Questa novità nel fare cinema non è poi così nuova: negli anni cinquanta, infatti, vennero sperimentati alcuni sistemi per introdurre l’elemento olfattivo nella sala cinematografica. Ricordiamo, per esempio, l’aromarama per cui si diffondevano aromi nella sala attraverso gli impianti di areazione; l’odorama, cartoncini profumati distribuiti all’inizio dello spettacolo ad ogni spettatore e lo smell-o-vision, cioè dei tubi attaccati alle poltrone in cui lo spettatore avrebbe dovuto respirare. Questi esperimenti tecnologici non conobbero grande successo poiché distoglievano l’attenzione dal film. La NNT ha trovato un sistema rivoluzionario per promuovere l’innovazione senza sconvolgere gli equilibri tra spettatore e pellicola, nonché i precari equilibri del mercato economico.
Sembra che, merito dei costi ridotti, la NNT abbia applicato l’impianto anche ai lettori di casa e stia cercando di estendere la nuova esperienza olfattiva anche agli home video. Un bel salto di qualità. Nonostante ci sia chi non vede di buon occhio questa innovazione, il cinema ne può solo giovare. Basti pensare che dal cinema muto, cioè dalle sole immagini, si è passato al sonoro. Anche allora, qualcuno, avrò storto il naso. Ma il tempo passa e porta dietro di sé le innovazioni. In quanto tali, sono inarrestabili. La virtualizzazione del reale oppure una realizzazione del virtuale, non si può star qui a fare disquisizioni in merito. Non è il tempo giusto, bisogna lasciare che trascorra altro tempo, in modo che la novità venga metabolizzata e sedimenti; solo allora si potrà tirare le somme in proposito.
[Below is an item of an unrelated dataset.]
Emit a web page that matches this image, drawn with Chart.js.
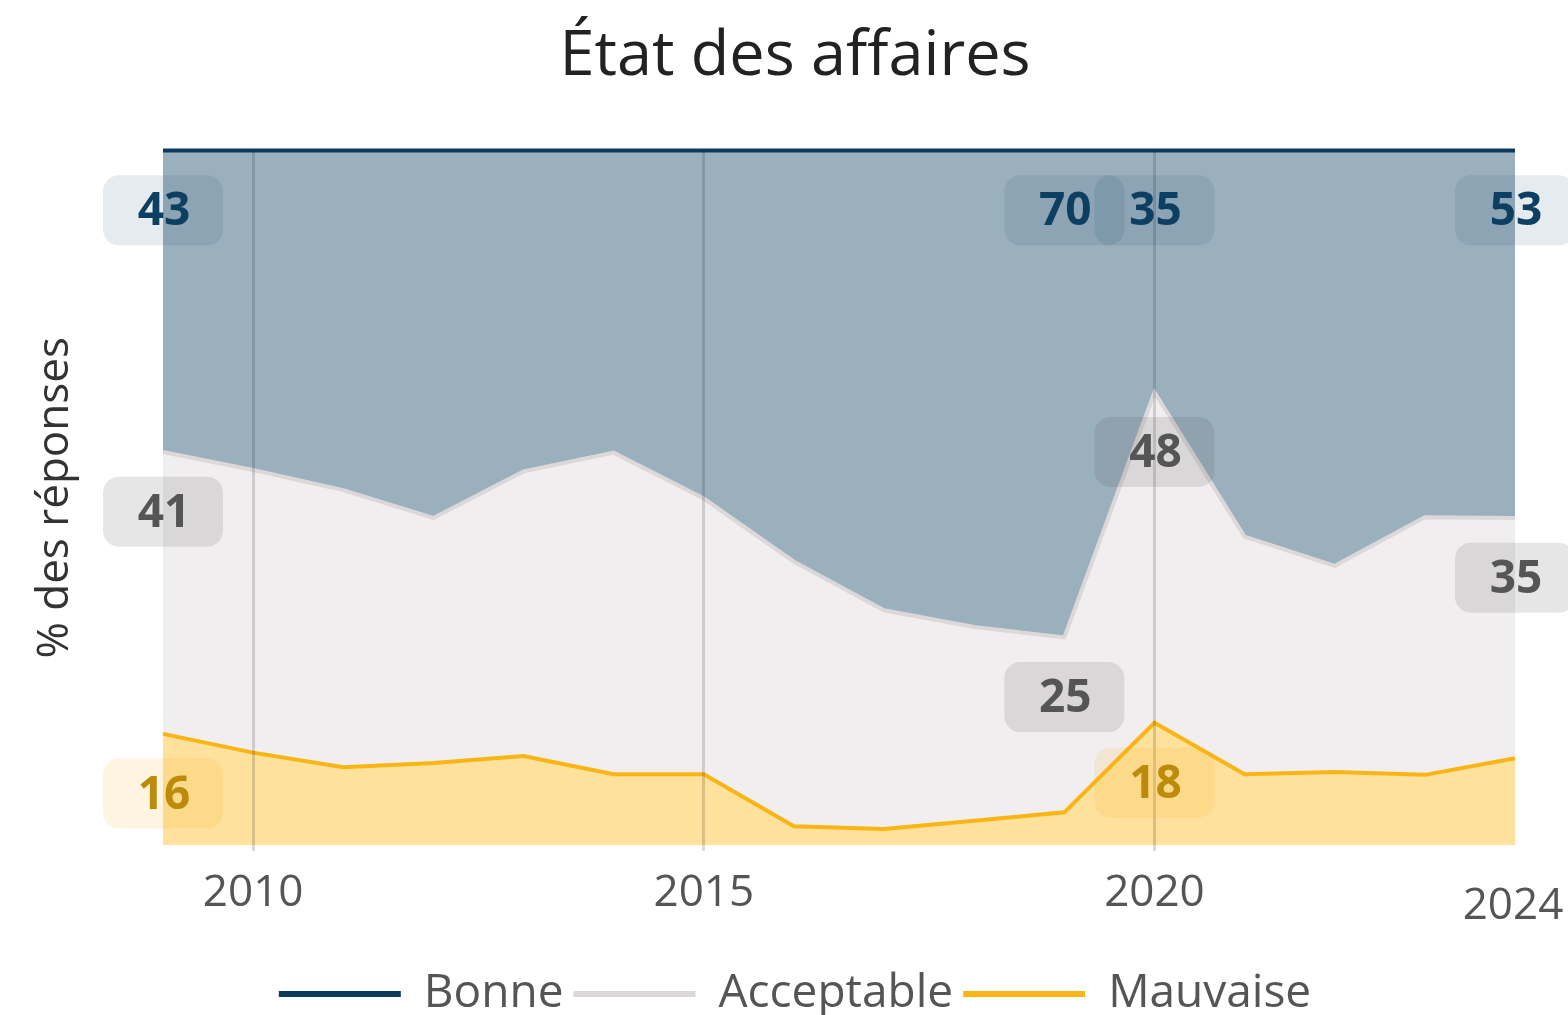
<!DOCTYPE html>
<html lang="fr">
<head>
<meta charset="utf-8">
<title>État des affaires</title>
<script src="https://cdn.jsdelivr.net/npm/chart.js@4.4.1/dist/chart.umd.min.js"></script>
<style>
  html, body { margin: 0; padding: 0; background: #fff; }
  #wrap { width: 1568px; height: 1015px; }
</style>
</head>
<body>
<div id="wrap"><canvas id="diagram"></canvas></div>
<script>
// années et parts des réponses (%)
const years = [2009, 2010, 2011, 2012, 2013, 2014, 2015, 2016, 2017, 2018, 2019, 2020, 2021, 2022, 2023, 2024];
const bonne = [43.4, 46.0, 48.9, 52.9, 46.2, 43.5, 50.1, 59.2, 66.2, 68.6, 70.1, 34.8, 55.6, 59.8, 52.8, 52.9];
const acceptable = [40.6, 40.7, 39.9, 35.3, 41.0, 46.3, 39.7, 38.1, 31.5, 27.9, 25.2, 47.6, 34.2, 29.7, 37.1, 34.6];
const mauvaise = [16.0, 13.3, 11.2, 11.8, 12.8, 10.2, 10.2, 2.7, 2.3, 3.5, 4.7, 17.6, 10.2, 10.5, 10.1, 12.5];

const xTicks = [2010, 2015, 2020, 2024];

// années avec étiquette de valeur
const labelYearsBonne = [2009, 2019, 2020, 2024];
const labelYearsAcceptable = [2009, 2019, 2020, 2024];
const labelYearsMauvaise = [2009, 2020];

const FONT = '"Open Sans", "Noto Sans", sans-serif';

const toPoints = (arr) => arr.map((v, i) => ({ x: years[i], y: v }));

// ordre d'empilement : du bas vers le haut
const datasets = [
  {
    label: "Mauvaise",
    data: toPoints(mauvaise),
    borderColor: "#f9b514",
    backgroundColor: "#fde19c",
    fill: "origin",
    labelYears: labelYearsMauvaise,
    textColor: "#bd8b0c",
    boxColor: "rgba(249,181,20,0.13)",
  },
  {
    label: "Acceptable",
    data: toPoints(acceptable),
    borderColor: "#dcd7d9",
    backgroundColor: "#f0eeef",
    fill: "-1",
    labelYears: labelYearsAcceptable,
    textColor: "#565555",
    boxColor: "rgba(80,80,80,0.14)",
  },
  {
    label: "Bonne",
    data: toPoints(bonne),
    borderColor: "#0d3b5e",
    backgroundColor: "#9bb0bd",
    fill: "-1",
    labelYears: labelYearsBonne,
    textColor: "#0d3f63",
    boxColor: "rgba(13,59,94,0.10)",
  },
];
datasets.forEach((ds) => {
  ds.borderWidth = 4;
  ds.pointRadius = 0;
  ds.tension = 0;
  ds.clip = 4;
});

// étiquettes de valeurs dans des boîtes arrondies
const valueLabels = {
  id: "valueLabels",
  afterDraw(chart) {
    const { ctx } = chart;
    const xs = chart.scales.x;
    const ys = chart.scales.y;
    ctx.save();
    ctx.font = "bold 46px " + FONT;
    ctx.textAlign = "center";
    ctx.textBaseline = "middle";
    chart.data.datasets.forEach((ds, di) => {
      ds.labelYears.forEach((yr) => {
        const idx = years.indexOf(yr);
        let top = 0;
        for (let k = 0; k <= di; k++) top += chart.data.datasets[k].data[idx].y;
        const px = xs.getPixelForValue(yr);
        const py = ys.getPixelForValue(top - 8.6);
        ctx.fillStyle = ds.boxColor;
        ctx.beginPath();
        ctx.roundRect(px - 60, py - 35, 120, 70, 16);
        ctx.fill();
        ctx.fillStyle = ds.textColor;
        ctx.fillText(String(Math.round(ds.data[idx].y)), px + 1, py + 2);
      });
    });

    // dernière année, un peu plus bas que les autres
    ctx.font = "44px " + FONT;
    ctx.fillStyle = "#555";
    ctx.fillText("2024", xs.getPixelForValue(2024) - 2, xs.top + 61);
    ctx.restore();
  },
};

const config = {
  type: "line",
  data: { datasets },
  options: {
    responsive: true,
    maintainAspectRatio: false,
    animation: false,
    devicePixelRatio: 1,
    layout: { padding: { left: 75, right: 53, top: 0, bottom: -12 } },
    plugins: {
      title: {
        display: true,
        text: "État des affaires",
        color: "#222",
        font: { family: FONT, size: 63, weight: "normal" },
        padding: { top: 19, bottom: 56 },
      },
      legend: {
        position: "bottom",
        reverse: true,
        labels: {
          boxWidth: 122,
          boxHeight: 6,
          padding: 10,
          color: "#555",
          font: { family: FONT, size: 46 },
          generateLabels: (chart) =>
            chart.data.datasets.map((ds, i) => ({
              text: ds.label,
              fillStyle: ds.borderColor,
              strokeStyle: ds.borderColor,
              lineWidth: 0,
              fontColor: "#555",
              datasetIndex: i,
              hidden: false,
            })),
        },
      },
      tooltip: { enabled: false },
    },
    scales: {
      x: {
        type: "linear",
        min: 2009,
        max: 2024,
        afterBuildTicks: (axis) => {
          axis.ticks = xTicks.map((v) => ({ value: v }));
        },
        afterFit: (s) => {
          s.height = 116;
        },
        ticks: {
          color: "#555",
          font: { family: FONT, size: 44 },
          padding: 16,
          maxRotation: 0,
          autoSkip: false,
          callback: (v) => (v === 2024 ? "" : String(v)),
        },
        grid: {
          z: 1,
          color: (c) => (c.tick && c.tick.value === 2024 ? "rgba(0,0,0,0)" : "rgba(0,0,0,0.14)"),
          lineWidth: 3,
          tickLength: 6,
        },
        border: { display: false },
      },
      y: {
        stacked: true,
        min: 0,
        max: 100,
        afterFit: (s) => {
          s.width = 88;
        },
        ticks: { display: false },
        grid: { display: false },
        border: { display: false },
        title: {
          display: true,
          text: "% des réponses",
          color: "#333",
          font: { family: FONT, size: 44 },
          padding: { top: -46, bottom: 0 },
        },
      },
    },
  },
  plugins: [valueLabels],
};

const canvas = document.getElementById("diagram");
const chart = new Chart(canvas, config);
</script>
</body>
</html>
Non sembra, apparentemente, un’idea demoniaca come la critica vuol farla apparire. Trecentosessanta gradi sempre più completi. Perché no? I contro, come ci sono in ogni cosa, sono anche qui: la virtualizzazione è un processo che reca in sé i semi del pericolo. A livello etico e sociale, si intenda. Non certo per una proiezione cinematografica. E, benché nessuno abbia da lamentarsi nel campo della società o della politica per questo continuo delegare ad altri, ne hanno a polemizzare con il cinema. Come a volerci ricordare che anche le pulci hanno la tosse: basta con le polemiche a tutti i costi.
Qualcuno ha detto che la realtà è la migliore rappresentazione di se stessa: il tentativo di essere realistica e plausibile spinge a cercare nuovi sbocchi, per non arenarci nel fatidico –e fatale- già visto. Inoltre, coinvolgere i sensi, perfettamente inserito in questo nuovo modo di intendere la vita, nel connubio inscindibile tra mente e corpo, può essere una buona direzione verso cui muoversi. Siamo all’alba di un nuovo mondo: “Il Nuovo Mondo” di Malick potrebbe esserne la conferma.